> **Work instructions**
Quote verbatim every line from the line containing "Output the component" to the line containing "import * as", inclusive of both, and no other line.

> **Information provided**
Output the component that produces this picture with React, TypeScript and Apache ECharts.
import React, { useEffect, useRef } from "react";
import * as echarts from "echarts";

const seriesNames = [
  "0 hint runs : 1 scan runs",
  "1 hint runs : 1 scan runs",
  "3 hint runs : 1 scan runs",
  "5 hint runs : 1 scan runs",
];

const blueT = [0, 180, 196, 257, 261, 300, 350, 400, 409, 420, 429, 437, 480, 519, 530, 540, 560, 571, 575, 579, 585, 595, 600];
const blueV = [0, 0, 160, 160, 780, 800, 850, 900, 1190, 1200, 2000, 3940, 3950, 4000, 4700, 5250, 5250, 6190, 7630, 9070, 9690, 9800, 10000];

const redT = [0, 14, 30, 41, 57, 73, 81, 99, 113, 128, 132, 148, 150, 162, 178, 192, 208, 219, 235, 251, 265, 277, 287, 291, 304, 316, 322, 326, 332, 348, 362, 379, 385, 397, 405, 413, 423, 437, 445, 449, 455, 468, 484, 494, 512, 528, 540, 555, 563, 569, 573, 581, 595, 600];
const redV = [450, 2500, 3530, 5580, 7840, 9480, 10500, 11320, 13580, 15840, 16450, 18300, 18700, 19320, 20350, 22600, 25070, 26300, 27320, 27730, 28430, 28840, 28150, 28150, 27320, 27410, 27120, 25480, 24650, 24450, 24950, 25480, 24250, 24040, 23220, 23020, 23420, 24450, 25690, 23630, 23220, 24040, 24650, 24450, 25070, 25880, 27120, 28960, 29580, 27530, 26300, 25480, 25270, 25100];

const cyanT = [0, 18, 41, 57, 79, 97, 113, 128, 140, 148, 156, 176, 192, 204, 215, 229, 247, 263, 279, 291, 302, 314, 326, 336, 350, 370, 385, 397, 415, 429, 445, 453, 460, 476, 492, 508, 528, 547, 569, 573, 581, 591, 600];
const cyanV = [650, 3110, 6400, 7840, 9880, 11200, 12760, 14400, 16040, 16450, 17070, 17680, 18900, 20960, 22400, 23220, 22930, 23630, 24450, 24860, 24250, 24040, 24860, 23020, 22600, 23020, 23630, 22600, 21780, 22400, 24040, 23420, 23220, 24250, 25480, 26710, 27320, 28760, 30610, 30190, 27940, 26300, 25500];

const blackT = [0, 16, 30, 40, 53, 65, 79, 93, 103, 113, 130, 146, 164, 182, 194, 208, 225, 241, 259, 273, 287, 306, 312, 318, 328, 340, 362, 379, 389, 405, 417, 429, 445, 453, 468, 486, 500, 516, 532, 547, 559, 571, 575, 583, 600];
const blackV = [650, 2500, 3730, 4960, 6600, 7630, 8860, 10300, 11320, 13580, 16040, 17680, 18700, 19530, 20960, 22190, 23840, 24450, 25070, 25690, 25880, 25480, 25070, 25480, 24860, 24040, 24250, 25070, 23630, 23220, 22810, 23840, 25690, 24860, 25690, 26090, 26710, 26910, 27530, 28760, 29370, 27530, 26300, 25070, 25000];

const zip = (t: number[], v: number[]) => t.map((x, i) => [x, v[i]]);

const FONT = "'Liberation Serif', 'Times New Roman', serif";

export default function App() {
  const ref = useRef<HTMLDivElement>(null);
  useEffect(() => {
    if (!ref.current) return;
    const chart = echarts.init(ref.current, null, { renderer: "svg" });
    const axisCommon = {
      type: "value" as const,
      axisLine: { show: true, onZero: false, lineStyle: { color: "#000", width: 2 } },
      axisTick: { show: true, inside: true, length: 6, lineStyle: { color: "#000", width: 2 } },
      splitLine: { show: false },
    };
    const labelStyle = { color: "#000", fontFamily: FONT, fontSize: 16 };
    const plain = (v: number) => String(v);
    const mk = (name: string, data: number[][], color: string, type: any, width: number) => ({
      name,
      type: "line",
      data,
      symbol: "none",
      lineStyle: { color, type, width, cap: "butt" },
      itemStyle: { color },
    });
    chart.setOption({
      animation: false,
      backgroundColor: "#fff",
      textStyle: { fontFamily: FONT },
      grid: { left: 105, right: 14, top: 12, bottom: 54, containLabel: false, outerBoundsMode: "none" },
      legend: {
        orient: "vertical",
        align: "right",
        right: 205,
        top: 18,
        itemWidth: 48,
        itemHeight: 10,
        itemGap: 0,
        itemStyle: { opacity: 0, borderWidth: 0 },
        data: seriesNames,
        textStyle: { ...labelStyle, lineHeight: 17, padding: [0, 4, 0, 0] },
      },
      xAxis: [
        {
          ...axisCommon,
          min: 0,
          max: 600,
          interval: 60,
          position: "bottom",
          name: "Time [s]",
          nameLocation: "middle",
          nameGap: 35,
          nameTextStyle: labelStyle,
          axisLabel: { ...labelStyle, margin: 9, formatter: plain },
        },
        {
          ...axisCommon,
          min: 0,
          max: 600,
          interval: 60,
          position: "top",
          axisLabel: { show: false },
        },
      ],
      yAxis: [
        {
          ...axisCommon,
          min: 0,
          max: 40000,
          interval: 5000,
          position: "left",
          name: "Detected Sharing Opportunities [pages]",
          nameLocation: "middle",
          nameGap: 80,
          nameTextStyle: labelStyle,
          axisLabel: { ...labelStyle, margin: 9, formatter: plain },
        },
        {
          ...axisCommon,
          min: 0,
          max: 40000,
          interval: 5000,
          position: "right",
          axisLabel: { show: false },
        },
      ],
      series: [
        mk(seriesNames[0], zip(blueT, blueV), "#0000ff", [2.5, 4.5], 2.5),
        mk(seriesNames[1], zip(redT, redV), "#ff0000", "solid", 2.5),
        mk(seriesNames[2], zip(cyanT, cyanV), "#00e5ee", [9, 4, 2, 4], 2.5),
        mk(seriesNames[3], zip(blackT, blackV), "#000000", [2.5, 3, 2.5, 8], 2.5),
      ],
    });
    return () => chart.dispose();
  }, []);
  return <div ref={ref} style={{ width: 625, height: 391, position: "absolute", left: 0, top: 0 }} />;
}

==

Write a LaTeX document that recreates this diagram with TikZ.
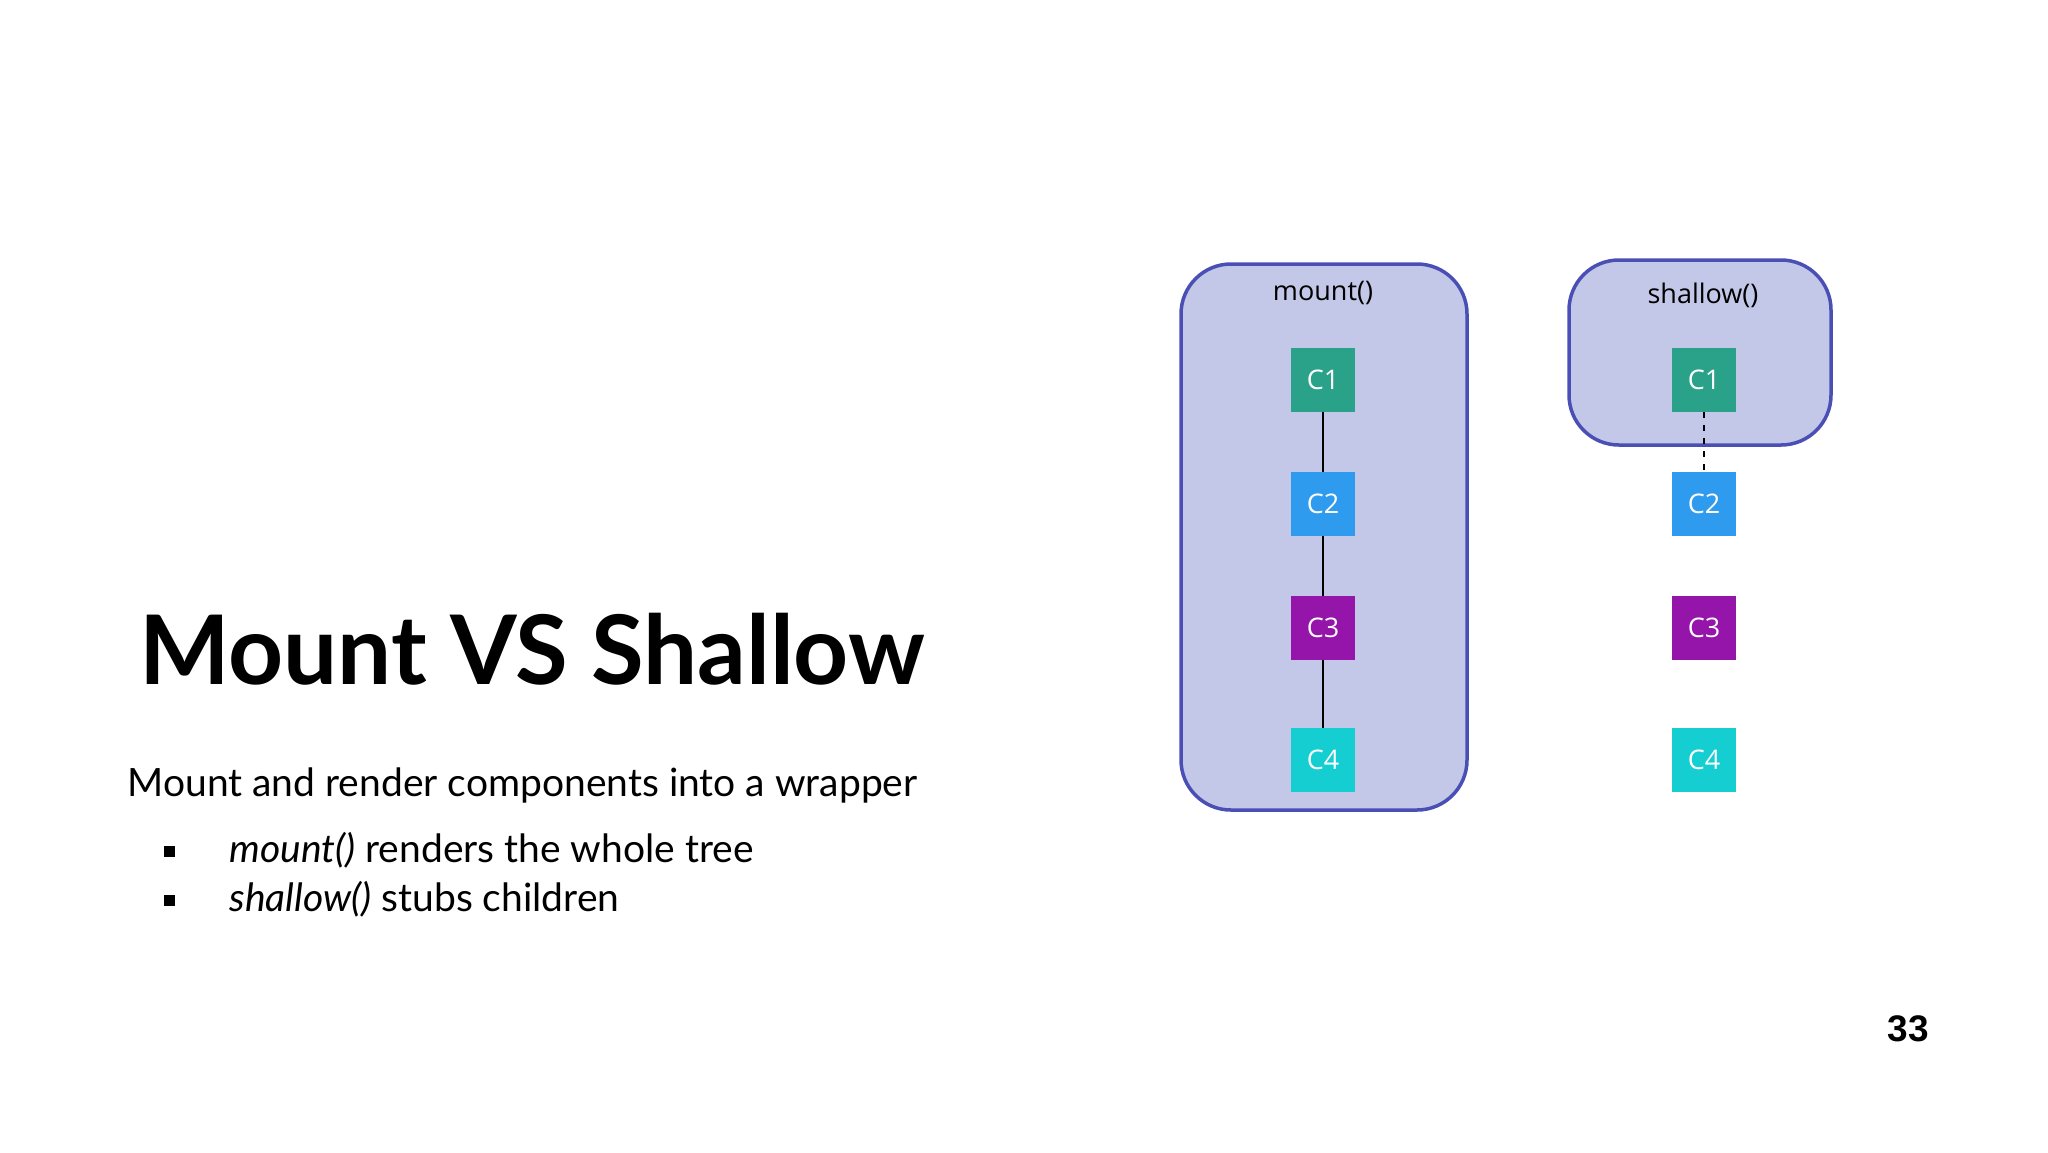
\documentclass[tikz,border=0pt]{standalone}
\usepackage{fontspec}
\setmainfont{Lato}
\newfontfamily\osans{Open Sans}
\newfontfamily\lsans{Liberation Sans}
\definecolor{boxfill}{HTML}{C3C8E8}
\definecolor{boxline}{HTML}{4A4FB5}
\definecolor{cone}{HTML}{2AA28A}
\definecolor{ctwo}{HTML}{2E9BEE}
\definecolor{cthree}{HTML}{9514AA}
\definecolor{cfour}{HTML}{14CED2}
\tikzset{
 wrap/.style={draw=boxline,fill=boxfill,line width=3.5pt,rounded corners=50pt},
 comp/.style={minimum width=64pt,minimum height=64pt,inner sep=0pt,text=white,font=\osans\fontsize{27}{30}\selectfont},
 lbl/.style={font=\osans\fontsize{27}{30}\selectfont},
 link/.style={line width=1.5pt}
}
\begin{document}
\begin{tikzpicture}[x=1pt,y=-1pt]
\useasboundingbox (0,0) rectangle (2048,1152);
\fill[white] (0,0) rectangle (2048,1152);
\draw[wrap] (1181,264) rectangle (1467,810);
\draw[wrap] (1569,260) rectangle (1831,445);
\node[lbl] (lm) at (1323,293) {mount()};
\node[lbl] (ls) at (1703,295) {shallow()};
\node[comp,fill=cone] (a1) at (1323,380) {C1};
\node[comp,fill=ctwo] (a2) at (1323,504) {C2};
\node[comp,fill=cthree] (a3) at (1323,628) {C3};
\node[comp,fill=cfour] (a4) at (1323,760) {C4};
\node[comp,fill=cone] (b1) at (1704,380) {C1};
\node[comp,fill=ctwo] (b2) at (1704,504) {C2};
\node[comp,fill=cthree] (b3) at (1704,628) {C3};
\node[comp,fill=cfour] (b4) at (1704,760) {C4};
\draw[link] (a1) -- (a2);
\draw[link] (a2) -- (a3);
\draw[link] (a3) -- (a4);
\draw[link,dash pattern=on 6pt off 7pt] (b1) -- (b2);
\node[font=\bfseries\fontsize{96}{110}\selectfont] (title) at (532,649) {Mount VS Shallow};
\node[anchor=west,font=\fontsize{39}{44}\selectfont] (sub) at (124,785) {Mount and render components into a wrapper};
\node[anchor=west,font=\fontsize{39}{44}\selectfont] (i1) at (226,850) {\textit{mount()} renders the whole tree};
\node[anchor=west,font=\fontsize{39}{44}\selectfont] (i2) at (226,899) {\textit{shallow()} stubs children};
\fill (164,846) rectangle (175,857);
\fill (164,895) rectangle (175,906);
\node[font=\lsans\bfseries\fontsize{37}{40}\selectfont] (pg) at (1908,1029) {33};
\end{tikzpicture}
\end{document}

==

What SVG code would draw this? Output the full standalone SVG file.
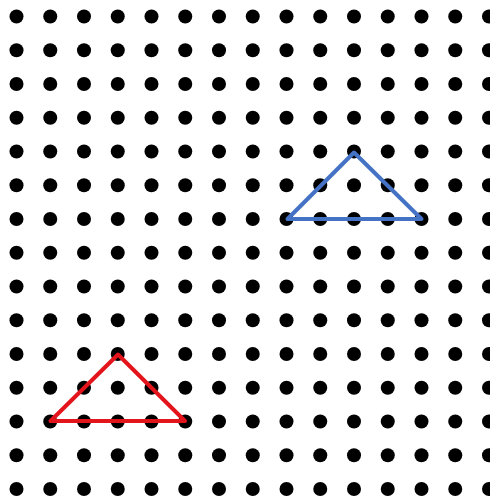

> **Written response**
Output the component that produces this picture with React, TypeScript and Apache ECharts.
import React, { useEffect, useRef } from "react";
import * as echarts from "echarts";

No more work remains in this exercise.